--- START SUPPLIED MATERIAL ---
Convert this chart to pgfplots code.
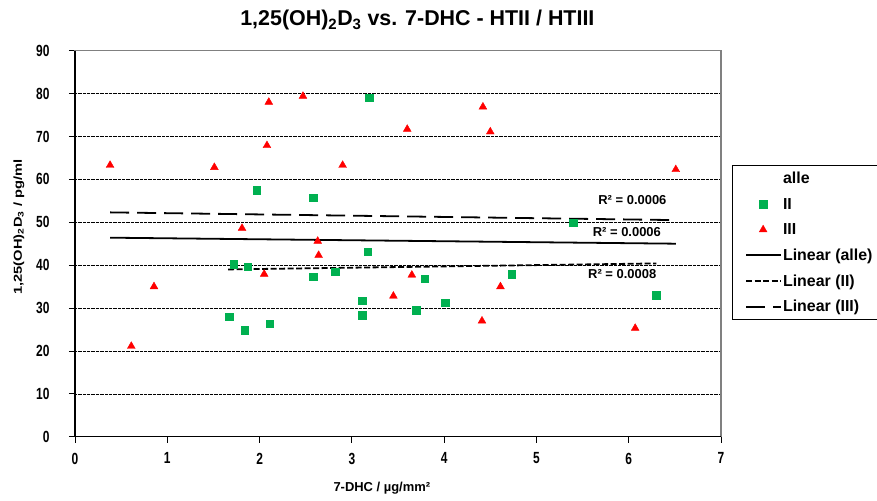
\documentclass[border=0pt]{standalone}
\usepackage{fontspec}
\setmainfont{Liberation Sans}
\usepackage{pgfplots}
\pgfplotsset{compat=1.18}
\definecolor{sqgreen}{RGB}{0,176,80}
\definecolor{frgray}{RGB}{128,128,128}
\pgfplotsset{
  markleg/.style={legend image code/.code={\draw[##1] plot coordinates {(17bp,0bp)};}},
  lineleg/.style={legend image code/.code={\draw[##1] (0bp,0bp) -- (35bp,0bp);}},
  emptyleg/.style={legend image code/.code={\path[draw=none,fill=none] (0bp,0bp) -- (35bp,0bp);}},
}
\pgfplotstableread{
x y
1.97 57.5
2.58 55.7
1.72 40.2
1.87 39.6
2.58 37.3
2.82 38.5
1.67 28.0
1.84 24.9
2.11 26.3
3.19 79.0
3.17 43.1
3.11 31.7
3.11 28.3
3.70 29.5
3.79 36.8
4.01 31.2
4.73 37.9
5.40 49.9
6.30 33.0
}\dataII
\pgfplotstableread{
x y
0.38 63.3
0.61 21.1
0.856 35.0
1.51 62.8
1.81 48.6
2.05 37.9
2.10 78.0
2.08 67.9
2.47 79.4
2.63 45.6
2.64 42.3
2.90 63.3
3.60 71.7
4.42 76.9
4.50 71.1
3.45 32.8
3.65 37.7
4.61 35.0
4.41 27.0
6.07 25.3
6.51 62.3
}\dataIII
\begin{document}
\begin{tikzpicture}
\begin{axis}[
  name=ax, scale only axis, width=646bp, height=386bp,
  xmin=0, xmax=7, ymin=0, ymax=90,
  xtick={0,1,...,7}, ytick={0,10,...,90},
  tick align=outside, tick pos=left, major tick length=6bp,
  tick style={black, line width=0.8pt},
  ymajorgrids,
  grid style={black, line width=0.6pt, dash pattern=on 0.8pt off 0.5pt},
  axis line style={frgray, line width=1.2pt},
  /pgf/number format/assume math mode=true,
  ticklabel style={font=\bfseries\fontsize{12}{14}\selectfont, yscale=1.35},
  xticklabel style={yshift=-4bp},
  yticklabel style={xshift=-16bp},
  title={1,25(OH)\textsubscript{2}D\textsubscript{3} vs. 7-DHC - HTII / HTIII},
  title style={at={(axis description cs:0.530,1.063)}, anchor=center, font=\bfseries\fontsize{21.5}{24}\selectfont},
  xlabel={7-DHC / µg/mm²},
  xlabel style={at={(axis description cs:0.475,-0.133)}, anchor=center, font=\bfseries\fontsize{13}{15}\selectfont},
  ylabel={1,25(OH)\textsubscript{2}D\textsubscript{3} / pg/ml},
  ylabel style={at={(axis description cs:-0.0867,0.543)}, anchor=center, xscale=1.27, font=\bfseries\fontsize{11.6}{14}\selectfont},
  clip=false,
  legend style={at={(rel axis cs:1.0372,0.688)}, anchor=north west, draw=none, fill=none,
    font=\bfseries\fontsize{16}{18}\selectfont, row sep=10.8bp, inner sep=0pt,
    nodes={inner sep=1bp},
    /tikz/every even column/.append style={column sep=0bp}},
  legend cell align=left,
]
\draw[black, line width=1.2pt] (rel axis cs:0,1) -- (rel axis cs:0,0) -- (rel axis cs:1,0);
\addlegendimage{emptyleg}
\addlegendentry{alle}
\addplot[only marks, mark=square*, mark size=3.8bp, color=sqgreen, markleg] table {\dataII};
\addlegendentry{II}
\addplot[only marks, mark=triangle*, mark size=4.5bp, color=red, markleg] table {\dataIII};
\addlegendentry{III}
\addplot[black, line width=1.8pt, no marks, lineleg] coordinates {(0.38,46.4) (6.51,45.0)};
\addlegendentry{Linear (alle)}
\addplot[black, line width=1.8pt, no marks, dash pattern=on 6bp off 2.5bp, lineleg] coordinates {(1.66,39.0) (6.30,40.4)};
\addlegendentry{Linear (II)}
\addplot[black, line width=1.8pt, no marks, dash pattern=on 19bp off 8bp, lineleg] coordinates {(0.38,52.3) (6.51,50.5)};
\addlegendentry{Linear (III)}
\node[font=\bfseries\fontsize{13}{15}\selectfont] at (axis cs:6.04,55.2) {R² = 0.0006};
\node[font=\bfseries\fontsize{13}{15}\selectfont] at (axis cs:5.98,47.7) {R² = 0.0006};
\node[font=\bfseries\fontsize{13}{15}\selectfont] at (axis cs:5.93,38.0) {R² = 0.0008};
\end{axis}
\begin{scope}[shift={(ax.south west)}, x=1bp, y=-1bp, shift={(-75,-436.7)}]
\draw[black, line width=1pt] (890,166) -- (732.3,166) -- (732.3,320) -- (890,320);
\pgfresetboundingbox
\path (0,0) rectangle (877,501);
\end{scope}
\end{tikzpicture}
\end{document}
--- END SUPPLIED MATERIAL ---
WHAT TO PRODUCE: Omit the pictures and reproduce the listing exactly.

RESULT OF THIS EXERCISE:
Convert this chart to pgfplots code.
\documentclass[border=0pt]{standalone}
\usepackage{fontspec}
\setmainfont{Liberation Sans}
\usepackage{pgfplots}
\pgfplotsset{compat=1.18}
\definecolor{sqgreen}{RGB}{0,176,80}
\definecolor{frgray}{RGB}{128,128,128}
\pgfplotsset{
  markleg/.style={legend image code/.code={\draw[##1] plot coordinates {(17bp,0bp)};}},
  lineleg/.style={legend image code/.code={\draw[##1] (0bp,0bp) -- (35bp,0bp);}},
  emptyleg/.style={legend image code/.code={\path[draw=none,fill=none] (0bp,0bp) -- (35bp,0bp);}},
}
\pgfplotstableread{
x y
1.97 57.5
2.58 55.7
1.72 40.2
1.87 39.6
2.58 37.3
2.82 38.5
1.67 28.0
1.84 24.9
2.11 26.3
3.19 79.0
3.17 43.1
3.11 31.7
3.11 28.3
3.70 29.5
3.79 36.8
4.01 31.2
4.73 37.9
5.40 49.9
6.30 33.0
}\dataII
\pgfplotstableread{
x y
0.38 63.3
0.61 21.1
0.856 35.0
1.51 62.8
1.81 48.6
2.05 37.9
2.10 78.0
2.08 67.9
2.47 79.4
2.63 45.6
2.64 42.3
2.90 63.3
3.60 71.7
4.42 76.9
4.50 71.1
3.45 32.8
3.65 37.7
4.61 35.0
4.41 27.0
6.07 25.3
6.51 62.3
}\dataIII
\begin{document}
\begin{tikzpicture}
\begin{axis}[
  name=ax, scale only axis, width=646bp, height=386bp,
  xmin=0, xmax=7, ymin=0, ymax=90,
  xtick={0,1,...,7}, ytick={0,10,...,90},
  tick align=outside, tick pos=left, major tick length=6bp,
  tick style={black, line width=0.8pt},
  ymajorgrids,
  grid style={black, line width=0.6pt, dash pattern=on 0.8pt off 0.5pt},
  axis line style={frgray, line width=1.2pt},
  /pgf/number format/assume math mode=true,
  ticklabel style={font=\bfseries\fontsize{12}{14}\selectfont, yscale=1.35},
  xticklabel style={yshift=-4bp},
  yticklabel style={xshift=-16bp},
  title={1,25(OH)\textsubscript{2}D\textsubscript{3} vs. 7-DHC - HTII / HTIII},
  title style={at={(axis description cs:0.530,1.063)}, anchor=center, font=\bfseries\fontsize{21.5}{24}\selectfont},
  xlabel={7-DHC / µg/mm²},
  xlabel style={at={(axis description cs:0.475,-0.133)}, anchor=center, font=\bfseries\fontsize{13}{15}\selectfont},
  ylabel={1,25(OH)\textsubscript{2}D\textsubscript{3} / pg/ml},
  ylabel style={at={(axis description cs:-0.0867,0.543)}, anchor=center, xscale=1.27, font=\bfseries\fontsize{11.6}{14}\selectfont},
  clip=false,
  legend style={at={(rel axis cs:1.0372,0.688)}, anchor=north west, draw=none, fill=none,
    font=\bfseries\fontsize{16}{18}\selectfont, row sep=10.8bp, inner sep=0pt,
    nodes={inner sep=1bp},
    /tikz/every even column/.append style={column sep=0bp}},
  legend cell align=left,
]
\draw[black, line width=1.2pt] (rel axis cs:0,1) -- (rel axis cs:0,0) -- (rel axis cs:1,0);
\addlegendimage{emptyleg}
\addlegendentry{alle}
\addplot[only marks, mark=square*, mark size=3.8bp, color=sqgreen, markleg] table {\dataII};
\addlegendentry{II}
\addplot[only marks, mark=triangle*, mark size=4.5bp, color=red, markleg] table {\dataIII};
\addlegendentry{III}
\addplot[black, line width=1.8pt, no marks, lineleg] coordinates {(0.38,46.4) (6.51,45.0)};
\addlegendentry{Linear (alle)}
\addplot[black, line width=1.8pt, no marks, dash pattern=on 6bp off 2.5bp, lineleg] coordinates {(1.66,39.0) (6.30,40.4)};
\addlegendentry{Linear (II)}
\addplot[black, line width=1.8pt, no marks, dash pattern=on 19bp off 8bp, lineleg] coordinates {(0.38,52.3) (6.51,50.5)};
\addlegendentry{Linear (III)}
\node[font=\bfseries\fontsize{13}{15}\selectfont] at (axis cs:6.04,55.2) {R² = 0.0006};
\node[font=\bfseries\fontsize{13}{15}\selectfont] at (axis cs:5.98,47.7) {R² = 0.0006};
\node[font=\bfseries\fontsize{13}{15}\selectfont] at (axis cs:5.93,38.0) {R² = 0.0008};
\end{axis}
\begin{scope}[shift={(ax.south west)}, x=1bp, y=-1bp, shift={(-75,-436.7)}]
\draw[black, line width=1pt] (890,166) -- (732.3,166) -- (732.3,320) -- (890,320);
\pgfresetboundingbox
\path (0,0) rectangle (877,501);
\end{scope}
\end{tikzpicture}
\end{document}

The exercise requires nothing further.